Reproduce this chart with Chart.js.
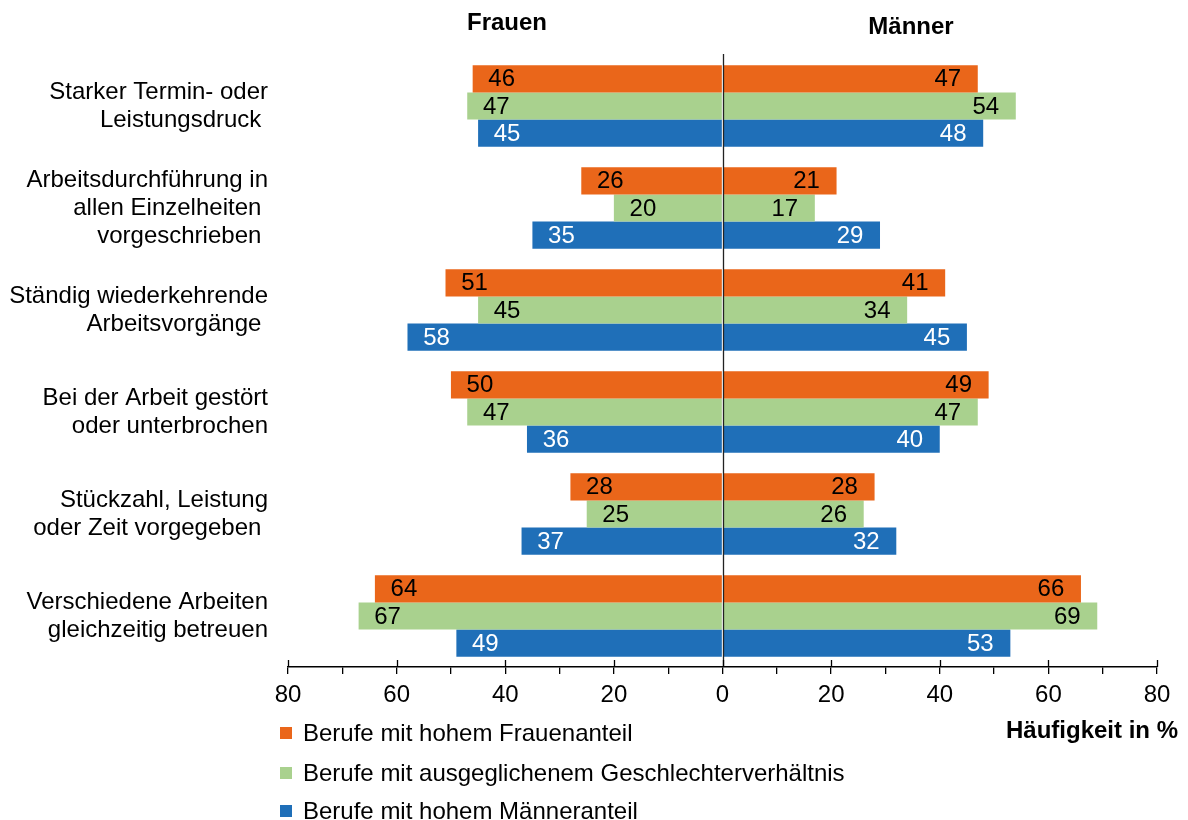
<!DOCTYPE html>
<html>
<head>
<meta charset="utf-8">
<script src="https://cdn.jsdelivr.net/npm/chart.js@4/dist/chart.umd.min.js"></script>
<style>
html,body{margin:0;padding:0;background:#fff;}
#wrap{width:1188px;height:820px;position:relative;}
</style>
</head>
<body>
<div id="wrap"><canvas id="c" width="1188" height="820"></canvas></div>
<script>
// ---- data ----
const categories = [
  ["Starker Termin- oder", "Leistungsdruck "],
  ["Arbeitsdurchführung in", "allen Einzelheiten ", "vorgeschrieben "],
  ["Ständig wiederkehrende", "Arbeitsvorgänge "],
  ["Bei der Arbeit gestört", "oder unterbrochen"],
  ["Stückzahl, Leistung", "oder Zeit vorgegeben "],
  ["Verschiedene Arbeiten", "gleichzeitig betreuen"]
];
const seriesNames = [
  "Berufe mit hohem Frauenanteil",
  "Berufe mit ausgeglichenem Geschlechterverhältnis",
  "Berufe mit hohem Männeranteil"
];
const frauenHochF   = [46, 26, 51, 50, 28, 64];
const frauenAusgegl = [47, 20, 45, 47, 25, 67];
const frauenHochM   = [45, 35, 58, 36, 37, 49];
const maennerHochF   = [47, 21, 41, 49, 28, 66];
const maennerAusgegl = [54, 17, 34, 47, 26, 69];
const maennerHochM   = [48, 29, 45, 40, 32, 53];
const xTicks = [80, 60, 40, 20, 0, 20, 40, 60, 80];
const axisTitle = "Häufigkeit in %";
const sideTitles = ["Frauen", "Männer"];

// ---- styles ----
const colors = ["#EA661A", "#A9D18E", "#1F6FB8"];
const labelColors = ["#000", "#000", "#fff"];
const FONT = "'Liberation Sans', Arial, Helvetica, sans-serif";

Chart.defaults.font.family = FONT;
Chart.defaults.font.size = 24;
Chart.defaults.color = "#000";

const neg = a => a.map(v => -v);
const datasets = [
  {label: seriesNames[0], data: neg(frauenHochF),   stack: "a", backgroundColor: colors[0], _c: 0},
  {label: seriesNames[0], data: maennerHochF,       stack: "a", backgroundColor: colors[0], _c: 0},
  {label: seriesNames[1], data: neg(frauenAusgegl), stack: "b", backgroundColor: colors[1], _c: 1},
  {label: seriesNames[1], data: maennerAusgegl,     stack: "b", backgroundColor: colors[1], _c: 1},
  {label: seriesNames[2], data: neg(frauenHochM),   stack: "c", backgroundColor: colors[2], _c: 2},
  {label: seriesNames[2], data: maennerHochM,       stack: "c", backgroundColor: colors[2], _c: 2}
];

const decor = {
  id: "decor",
  afterDatasetsDraw(chart) {
    const ctx = chart.ctx;
    const xs = chart.scales.x;
    const area = chart.chartArea;
    // value labels
    ctx.save();
    ctx.font = "24px " + FONT;
    ctx.textAlign = "center";
    ctx.textBaseline = "middle";
    chart.data.datasets.forEach((ds, i) => {
      const meta = chart.getDatasetMeta(i);
      meta.data.forEach((bar, j) => {
        const v = ds.data[j];
        const x = v < 0 ? bar.x + 29 : bar.x - 30;
        ctx.fillStyle = labelColors[ds._c];
        ctx.fillText(String(Math.abs(v)), x, bar.y + 1);
      });
    });
    // zero line
    const x0 = Math.round(xs.getPixelForValue(0)) + 0.5;
    ctx.strokeStyle = "#222";
    ctx.lineWidth = 1.3;
    ctx.beginPath();
    ctx.moveTo(x0, area.top - 1);
    ctx.lineTo(x0, area.bottom);
    ctx.stroke();
    // upward parts of major ticks
    ctx.strokeStyle = "#000";
    ctx.lineWidth = 1.3;
    for (let v = -80; v <= 80; v += 20) {
      const px = Math.round(xs.getPixelForValue(v)) + 0.5;
      ctx.beginPath();
      ctx.moveTo(px, area.bottom - 7);
      ctx.lineTo(px, area.bottom);
      ctx.stroke();
    }
    ctx.restore();
  },
  afterDraw(chart) {
    const ctx = chart.ctx;
    ctx.save();
    ctx.fillStyle = "#000";
    ctx.font = "bold 24px " + FONT;
    ctx.textBaseline = "middle";
    ctx.textAlign = "center";
    ctx.fillText(sideTitles[0], 507, 23);
    ctx.fillText(sideTitles[1], 911, 27);
    ctx.textAlign = "right";
    ctx.fillText(axisTitle, 1178, 731);
    // legend
    ctx.font = "24px " + FONT;
    ctx.textAlign = "left";
    const ys = [733, 773, 811];
    seriesNames.forEach((n, i) => {
      ctx.fillStyle = colors[i];
      ctx.fillRect(280, ys[i] - 6, 12, 12);
      ctx.fillStyle = "#000";
      ctx.fillText(n, 303, ys[i] + 1);
    });
    ctx.restore();
  }
};

new Chart(document.getElementById("c"), {
  type: "bar",
  data: {labels: categories, datasets},
  options: {
    indexAxis: "y",
    responsive: false,
    animation: false,
    devicePixelRatio: 1,
    layout: {padding: {top: 55, right: 31, left: 0, bottom: 0}},
    datasets: {bar: {categoryPercentage: 0.8, barPercentage: 1.0, borderWidth: 0}},
    plugins: {legend: {display: false}, tooltip: {enabled: false}},
    scales: {
      x: {
        stacked: true,
        min: -80, max: 80,
        afterFit(s) { s.height = 153; },
        grid: {drawOnChartArea: false, drawTicks: true, tickLength: 7, color: "#000", lineWidth: 1.3},
        border: {display: true, color: "#000", width: 1.5},
        ticks: {
          stepSize: 10, autoSkip: false, maxRotation: 0, padding: 7,
          color: "#000", font: {size: 24},
          callback: v => (v % 20 === 0 ? String(xTicks[(v + 80) / 20]) : "")
        }
      },
      y: {
        stacked: true,
        afterFit(s) { s.width = 288; },
        grid: {display: false, drawTicks: false},
        border: {display: false},
        ticks: {padding: 20, color: "#000", font: {size: 24, lineHeight: 1.17}, autoSkip: false}
      }
    }
  },
  plugins: [decor]
});
</script>
</body>
</html>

## SHORT EXERCISE
Working from the lines above, reproduce the material exactly and exclude its pictures.

## TASK RESPONSE
Reproduce this chart with Chart.js.
<!DOCTYPE html>
<html>
<head>
<meta charset="utf-8">
<script src="https://cdn.jsdelivr.net/npm/chart.js@4/dist/chart.umd.min.js"></script>
<style>
html,body{margin:0;padding:0;background:#fff;}
#wrap{width:1188px;height:820px;position:relative;}
</style>
</head>
<body>
<div id="wrap"><canvas id="c" width="1188" height="820"></canvas></div>
<script>
// ---- data ----
const categories = [
  ["Starker Termin- oder", "Leistungsdruck "],
  ["Arbeitsdurchführung in", "allen Einzelheiten ", "vorgeschrieben "],
  ["Ständig wiederkehrende", "Arbeitsvorgänge "],
  ["Bei der Arbeit gestört", "oder unterbrochen"],
  ["Stückzahl, Leistung", "oder Zeit vorgegeben "],
  ["Verschiedene Arbeiten", "gleichzeitig betreuen"]
];
const seriesNames = [
  "Berufe mit hohem Frauenanteil",
  "Berufe mit ausgeglichenem Geschlechterverhältnis",
  "Berufe mit hohem Männeranteil"
];
const frauenHochF   = [46, 26, 51, 50, 28, 64];
const frauenAusgegl = [47, 20, 45, 47, 25, 67];
const frauenHochM   = [45, 35, 58, 36, 37, 49];
const maennerHochF   = [47, 21, 41, 49, 28, 66];
const maennerAusgegl = [54, 17, 34, 47, 26, 69];
const maennerHochM   = [48, 29, 45, 40, 32, 53];
const xTicks = [80, 60, 40, 20, 0, 20, 40, 60, 80];
const axisTitle = "Häufigkeit in %";
const sideTitles = ["Frauen", "Männer"];

// ---- styles ----
const colors = ["#EA661A", "#A9D18E", "#1F6FB8"];
const labelColors = ["#000", "#000", "#fff"];
const FONT = "'Liberation Sans', Arial, Helvetica, sans-serif";

Chart.defaults.font.family = FONT;
Chart.defaults.font.size = 24;
Chart.defaults.color = "#000";

const neg = a => a.map(v => -v);
const datasets = [
  {label: seriesNames[0], data: neg(frauenHochF),   stack: "a", backgroundColor: colors[0], _c: 0},
  {label: seriesNames[0], data: maennerHochF,       stack: "a", backgroundColor: colors[0], _c: 0},
  {label: seriesNames[1], data: neg(frauenAusgegl), stack: "b", backgroundColor: colors[1], _c: 1},
  {label: seriesNames[1], data: maennerAusgegl,     stack: "b", backgroundColor: colors[1], _c: 1},
  {label: seriesNames[2], data: neg(frauenHochM),   stack: "c", backgroundColor: colors[2], _c: 2},
  {label: seriesNames[2], data: maennerHochM,       stack: "c", backgroundColor: colors[2], _c: 2}
];

const decor = {
  id: "decor",
  afterDatasetsDraw(chart) {
    const ctx = chart.ctx;
    const xs = chart.scales.x;
    const area = chart.chartArea;
    // value labels
    ctx.save();
    ctx.font = "24px " + FONT;
    ctx.textAlign = "center";
    ctx.textBaseline = "middle";
    chart.data.datasets.forEach((ds, i) => {
      const meta = chart.getDatasetMeta(i);
      meta.data.forEach((bar, j) => {
        const v = ds.data[j];
        const x = v < 0 ? bar.x + 29 : bar.x - 30;
        ctx.fillStyle = labelColors[ds._c];
        ctx.fillText(String(Math.abs(v)), x, bar.y + 1);
      });
    });
    // zero line
    const x0 = Math.round(xs.getPixelForValue(0)) + 0.5;
    ctx.strokeStyle = "#222";
    ctx.lineWidth = 1.3;
    ctx.beginPath();
    ctx.moveTo(x0, area.top - 1);
    ctx.lineTo(x0, area.bottom);
    ctx.stroke();
    // upward parts of major ticks
    ctx.strokeStyle = "#000";
    ctx.lineWidth = 1.3;
    for (let v = -80; v <= 80; v += 20) {
      const px = Math.round(xs.getPixelForValue(v)) + 0.5;
      ctx.beginPath();
      ctx.moveTo(px, area.bottom - 7);
      ctx.lineTo(px, area.bottom);
      ctx.stroke();
    }
    ctx.restore();
  },
  afterDraw(chart) {
    const ctx = chart.ctx;
    ctx.save();
    ctx.fillStyle = "#000";
    ctx.font = "bold 24px " + FONT;
    ctx.textBaseline = "middle";
    ctx.textAlign = "center";
    ctx.fillText(sideTitles[0], 507, 23);
    ctx.fillText(sideTitles[1], 911, 27);
    ctx.textAlign = "right";
    ctx.fillText(axisTitle, 1178, 731);
    // legend
    ctx.font = "24px " + FONT;
    ctx.textAlign = "left";
    const ys = [733, 773, 811];
    seriesNames.forEach((n, i) => {
      ctx.fillStyle = colors[i];
      ctx.fillRect(280, ys[i] - 6, 12, 12);
      ctx.fillStyle = "#000";
      ctx.fillText(n, 303, ys[i] + 1);
    });
    ctx.restore();
  }
};

new Chart(document.getElementById("c"), {
  type: "bar",
  data: {labels: categories, datasets},
  options: {
    indexAxis: "y",
    responsive: false,
    animation: false,
    devicePixelRatio: 1,
    layout: {padding: {top: 55, right: 31, left: 0, bottom: 0}},
    datasets: {bar: {categoryPercentage: 0.8, barPercentage: 1.0, borderWidth: 0}},
    plugins: {legend: {display: false}, tooltip: {enabled: false}},
    scales: {
      x: {
        stacked: true,
        min: -80, max: 80,
        afterFit(s) { s.height = 153; },
        grid: {drawOnChartArea: false, drawTicks: true, tickLength: 7, color: "#000", lineWidth: 1.3},
        border: {display: true, color: "#000", width: 1.5},
        ticks: {
          stepSize: 10, autoSkip: false, maxRotation: 0, padding: 7,
          color: "#000", font: {size: 24},
          callback: v => (v % 20 === 0 ? String(xTicks[(v + 80) / 20]) : "")
        }
      },
      y: {
        stacked: true,
        afterFit(s) { s.width = 288; },
        grid: {display: false, drawTicks: false},
        border: {display: false},
        ticks: {padding: 20, color: "#000", font: {size: 24, lineHeight: 1.17}, autoSkip: false}
      }
    }
  },
  plugins: [decor]
});
</script>
</body>
</html>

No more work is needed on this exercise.